1. **PA Math Cutoff Change:** Pennsylvania changed its Praxis Math passing score from 150 to 142 in 2017. The code (01_clean_ets_data.R) and the `pa2018` indicator control for this.

2. **SC Praxis Core Dropped:** South Carolina dropped the Praxis Core requirement in 2019. The `sc2018` indicator controls for this.

3. **AR, CT, DE Fill-Forward:** Arkansas, Connecticut, and Delaware have missing passing scores for some post-2016 years. These are filled forward from the last observed value.

4. **ND, TN Exclusion:** North Dakota and Tennessee are in the ETS data (24 states) but excluded from the regression sample (22 states) because they did not fully transition to Praxis Core.

5. **Composite Scoring States:** Some states (e.g., CT, NJ, PA) allow candidates to pass with a combined score across subjects rather than requiring a minimum on each subject individually. The composite TDI adjusts for this (approximately 3 points lower per subject).

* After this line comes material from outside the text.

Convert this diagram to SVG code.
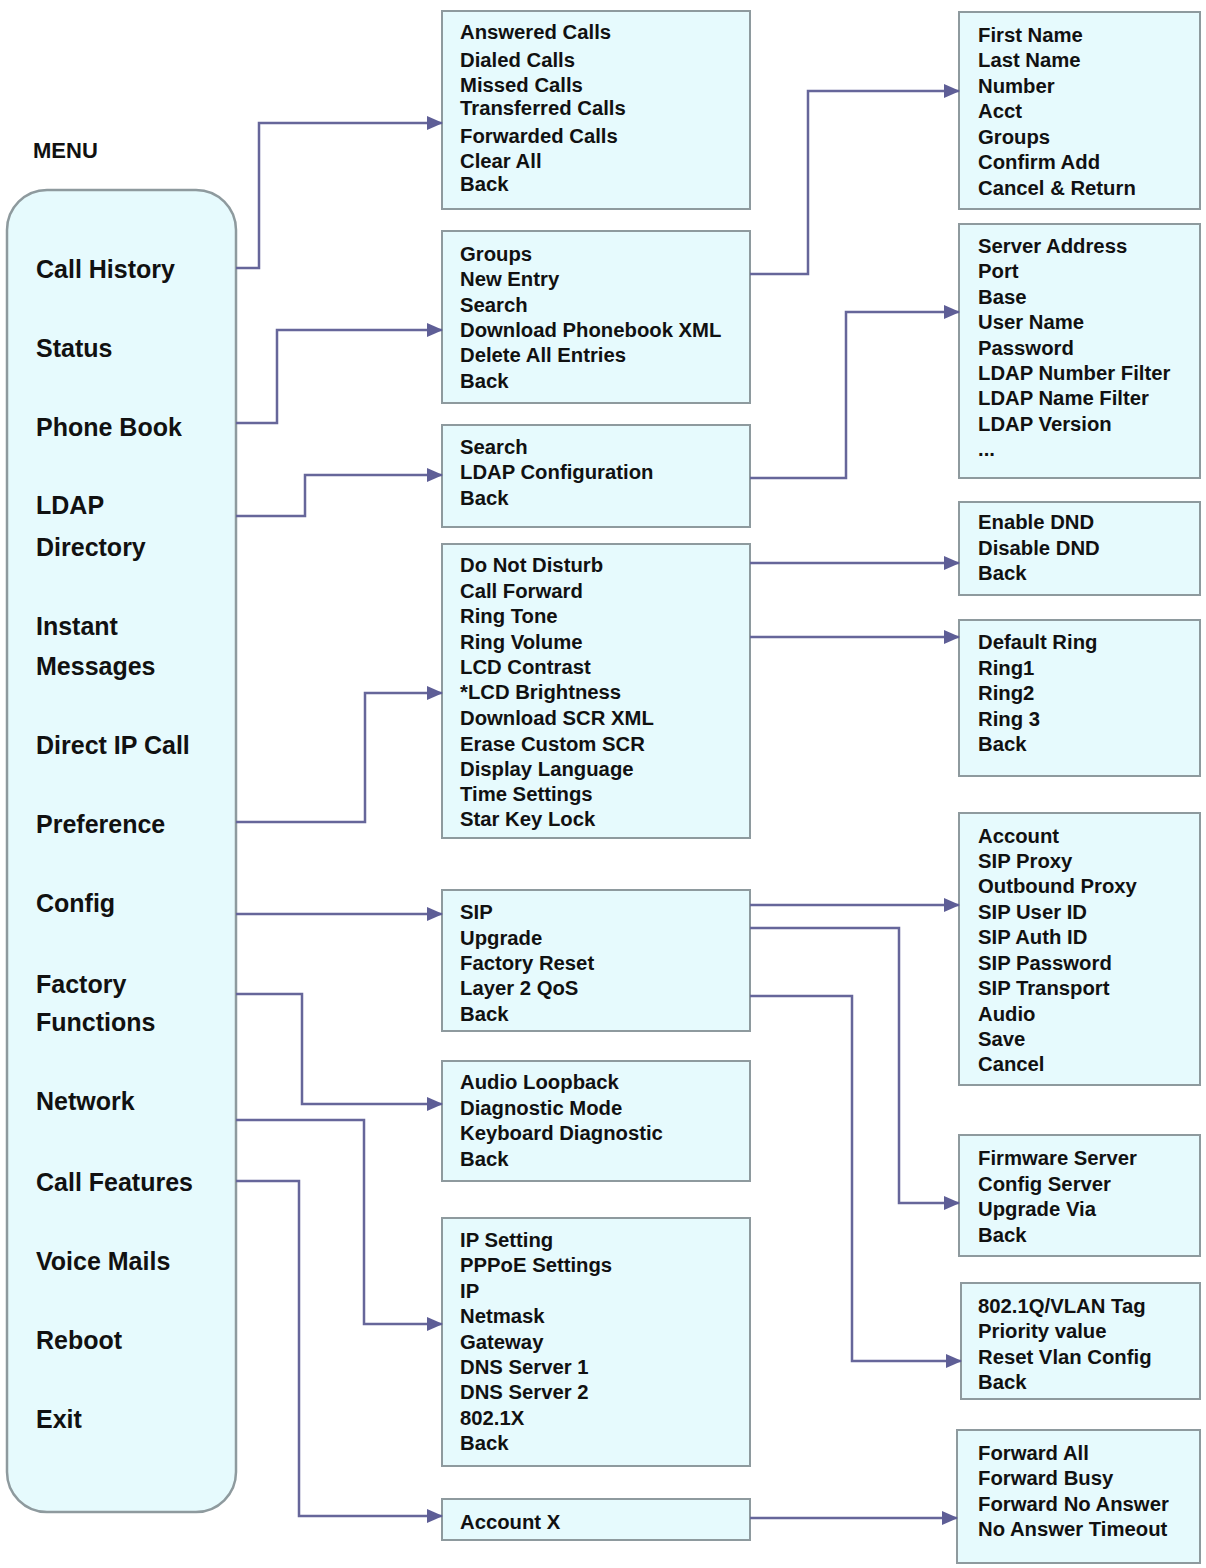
<svg xmlns="http://www.w3.org/2000/svg" width="1206" height="1568" viewBox="0 0 1206 1568">
<defs>
<style>
.box{fill:#e6fafd;stroke:#8e9a9e;stroke-width:2}
.main{fill:#e6fafd;stroke:#8e9a9e;stroke-width:2.5}
.t{font-family:"Liberation Sans",Arial,sans-serif;font-weight:bold;font-size:20.3px;fill:#111}
.m{font-family:"Liberation Sans",Arial,sans-serif;font-weight:bold;font-size:25px;fill:#111}
.hd{font-family:"Liberation Sans",Arial,sans-serif;font-weight:bold;font-size:22px;fill:#111}
.c{fill:none;stroke:#66669a;stroke-width:2.5}
</style>
<marker id="ah" markerWidth="16" markerHeight="14" refX="15" refY="7" orient="auto" markerUnits="userSpaceOnUse">
<path d="M0,0 L16,7 L0,14 z" fill="#5e5e96"/>
</marker>
</defs>
<rect width="1206" height="1568" fill="#fff"/>

<text class="hd" x="33" y="158">MENU</text>

<g id="menu">
<rect class="main" x="7" y="190" width="229" height="1322" rx="40" ry="40"/>
<text class="m" x="36" y="278">Call History</text>
<text class="m" x="36" y="357">Status</text>
<text class="m" x="36" y="436">Phone Book</text>
<text class="m" x="36" y="514">LDAP</text>
<text class="m" x="36" y="556">Directory</text>
<text class="m" x="36" y="635">Instant</text>
<text class="m" x="36" y="675">Messages</text>
<text class="m" x="36" y="754">Direct IP Call</text>
<text class="m" x="36" y="833">Preference</text>
<text class="m" x="36" y="912">Config</text>
<text class="m" x="36" y="993">Factory</text>
<text class="m" x="36" y="1031">Functions</text>
<text class="m" x="36" y="1110">Network</text>
<text class="m" x="36" y="1191">Call Features</text>
<text class="m" x="36" y="1270">Voice Mails</text>
<text class="m" x="36" y="1349">Reboot</text>
<text class="m" x="36" y="1428">Exit</text>
</g>

<g id="callhistory">
<rect class="box" x="442" y="11" width="308" height="198"/>
<text class="t" x="460" y="39">Answered Calls</text>
<text class="t" x="460" y="67">Dialed Calls</text>
<text class="t" x="460" y="92">Missed Calls</text>
<text class="t" x="460" y="115">Transferred Calls</text>
<text class="t" x="460" y="143">Forwarded Calls</text>
<text class="t" x="460" y="168">Clear All</text>
<text class="t" x="460" y="191">Back</text>
</g>

<g id="phonebook">
<rect class="box" x="442" y="231" width="308" height="172"/>
<text class="t" x="460" y="261">Groups</text>
<text class="t" x="460" y="286">New Entry</text>
<text class="t" x="460" y="312">Search</text>
<text class="t" x="460" y="337">Download Phonebook XML</text>
<text class="t" x="460" y="362">Delete All Entries</text>
<text class="t" x="460" y="388">Back</text>
</g>

<g id="ldap">
<rect class="box" x="442" y="425" width="308" height="102"/>
<text class="t" x="460" y="454">Search</text>
<text class="t" x="460" y="479">LDAP Configuration</text>
<text class="t" x="460" y="505">Back</text>
</g>

<g id="preference">
<rect class="box" x="442" y="544" width="308" height="294"/>
<text class="t" x="460" y="572">Do Not Disturb</text>
<text class="t" x="460" y="598">Call Forward</text>
<text class="t" x="460" y="623">Ring Tone</text>
<text class="t" x="460" y="649">Ring Volume</text>
<text class="t" x="460" y="674">LCD Contrast</text>
<text class="t" x="460" y="699">*LCD Brightness</text>
<text class="t" x="460" y="725">Download SCR XML</text>
<text class="t" x="460" y="751">Erase Custom SCR</text>
<text class="t" x="460" y="776">Display Language</text>
<text class="t" x="460" y="801">Time Settings</text>
<text class="t" x="460" y="826">Star Key Lock</text>
</g>

<g id="config">
<rect class="box" x="442" y="890" width="308" height="141"/>
<text class="t" x="460" y="919">SIP</text>
<text class="t" x="460" y="945">Upgrade</text>
<text class="t" x="460" y="970">Factory Reset</text>
<text class="t" x="460" y="995">Layer 2 QoS</text>
<text class="t" x="460" y="1021">Back</text>
</g>

<g id="factory">
<rect class="box" x="442" y="1061" width="308" height="120"/>
<text class="t" x="460" y="1089">Audio Loopback</text>
<text class="t" x="460" y="1115">Diagnostic Mode</text>
<text class="t" x="460" y="1140">Keyboard Diagnostic</text>
<text class="t" x="460" y="1166">Back</text>
</g>

<g id="network">
<rect class="box" x="442" y="1218" width="308" height="248"/>
<text class="t" x="460" y="1247">IP Setting</text>
<text class="t" x="460" y="1272">PPPoE Settings</text>
<text class="t" x="460" y="1298">IP</text>
<text class="t" x="460" y="1323">Netmask</text>
<text class="t" x="460" y="1349">Gateway</text>
<text class="t" x="460" y="1374">DNS Server 1</text>
<text class="t" x="460" y="1399">DNS Server 2</text>
<text class="t" x="460" y="1425">802.1X</text>
<text class="t" x="460" y="1450">Back</text>
</g>

<g id="callfeatures">
<rect class="box" x="442" y="1499" width="308" height="41"/>
<text class="t" x="460" y="1529">Account X</text>
</g>

<g id="newentry">
<rect class="box" x="959" y="12" width="241" height="197"/>
<text class="t" x="978" y="42">First Name</text>
<text class="t" x="978" y="67">Last Name</text>
<text class="t" x="978" y="93">Number</text>
<text class="t" x="978" y="118">Acct</text>
<text class="t" x="978" y="144">Groups</text>
<text class="t" x="978" y="169">Confirm Add</text>
<text class="t" x="978" y="195">Cancel &amp; Return</text>
</g>

<g id="ldapconfig">
<rect class="box" x="959" y="224" width="241" height="254"/>
<text class="t" x="978" y="253">Server Address</text>
<text class="t" x="978" y="278">Port</text>
<text class="t" x="978" y="304">Base</text>
<text class="t" x="978" y="329">User Name</text>
<text class="t" x="978" y="355">Password</text>
<text class="t" x="978" y="380">LDAP Number Filter</text>
<text class="t" x="978" y="405">LDAP Name Filter</text>
<text class="t" x="978" y="431">LDAP Version</text>
<text class="t" x="978" y="456">...</text>
</g>

<g id="dnd">
<rect class="box" x="959" y="502" width="241" height="93"/>
<text class="t" x="978" y="529">Enable DND</text>
<text class="t" x="978" y="555">Disable DND</text>
<text class="t" x="978" y="580">Back</text>
</g>

<g id="ringtone">
<rect class="box" x="959" y="620" width="241" height="156"/>
<text class="t" x="978" y="649">Default Ring</text>
<text class="t" x="978" y="675">Ring1</text>
<text class="t" x="978" y="700">Ring2</text>
<text class="t" x="978" y="726">Ring 3</text>
<text class="t" x="978" y="751">Back</text>
</g>

<g id="sip">
<rect class="box" x="959" y="813" width="241" height="272"/>
<text class="t" x="978" y="843">Account</text>
<text class="t" x="978" y="868">SIP Proxy</text>
<text class="t" x="978" y="893">Outbound Proxy</text>
<text class="t" x="978" y="919">SIP User ID</text>
<text class="t" x="978" y="944">SIP Auth ID</text>
<text class="t" x="978" y="970">SIP Password</text>
<text class="t" x="978" y="995">SIP Transport</text>
<text class="t" x="978" y="1021">Audio</text>
<text class="t" x="978" y="1046">Save</text>
<text class="t" x="978" y="1071">Cancel</text>
</g>

<g id="upgrade">
<rect class="box" x="959" y="1135" width="241" height="121"/>
<text class="t" x="978" y="1165">Firmware Server</text>
<text class="t" x="978" y="1191">Config Server</text>
<text class="t" x="978" y="1216">Upgrade Via</text>
<text class="t" x="978" y="1242">Back</text>
</g>

<g id="qos">
<rect class="box" x="961" y="1283" width="239" height="116"/>
<text class="t" x="978" y="1313">802.1Q/VLAN Tag</text>
<text class="t" x="978" y="1338">Priority value</text>
<text class="t" x="978" y="1364">Reset Vlan Config</text>
<text class="t" x="978" y="1389">Back</text>
</g>

<g id="account">
<rect class="box" x="957" y="1430" width="243" height="133"/>
<text class="t" x="978" y="1460">Forward All</text>
<text class="t" x="978" y="1485">Forward Busy</text>
<text class="t" x="978" y="1511">Forward No Answer</text>
<text class="t" x="978" y="1536">No Answer Timeout</text>
</g>

<g id="connectors">
<path class="c" marker-end="url(#ah)" d="M236,268 H259 V123 H442"/>
<path class="c" marker-end="url(#ah)" d="M236,423 H277 V330 H442"/>
<path class="c" marker-end="url(#ah)" d="M236,516 H305 V475 H442"/>
<path class="c" marker-end="url(#ah)" d="M236,822 H365 V693 H442"/>
<path class="c" marker-end="url(#ah)" d="M236,914 H442"/>
<path class="c" marker-end="url(#ah)" d="M236,994 H302 V1104 H442"/>
<path class="c" marker-end="url(#ah)" d="M236,1120 H364 V1324 H442"/>
<path class="c" marker-end="url(#ah)" d="M236,1181 H299 V1516 H442"/>
<path class="c" marker-end="url(#ah)" d="M750,274 H808 V91 H959"/>
<path class="c" marker-end="url(#ah)" d="M750,478 H846 V312 H959"/>
<path class="c" marker-end="url(#ah)" d="M750,563 H959"/>
<path class="c" marker-end="url(#ah)" d="M750,637 H959"/>
<path class="c" marker-end="url(#ah)" d="M750,905 H959"/>
<path class="c" marker-end="url(#ah)" d="M750,928 H899 V1203 H959"/>
<path class="c" marker-end="url(#ah)" d="M750,996 H852 V1361 H961"/>
<path class="c" marker-end="url(#ah)" d="M750,1518 H957"/>
</g>
</svg>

6. **Biennial vs Annual:** Enrollment data is biennial (even years 2008-2018) because IPEDS fall enrollment by CIP code is only available biennially. Graduation data is annual (2009-2020).

7. **Bootstrap Standard Errors:** All regression standard errors use pairs cluster bootstrap (B=1,000, seed=12345) clustered at the state level. Without bootstrap, standard errors will be systematically smaller (standard cluster-robust SEs).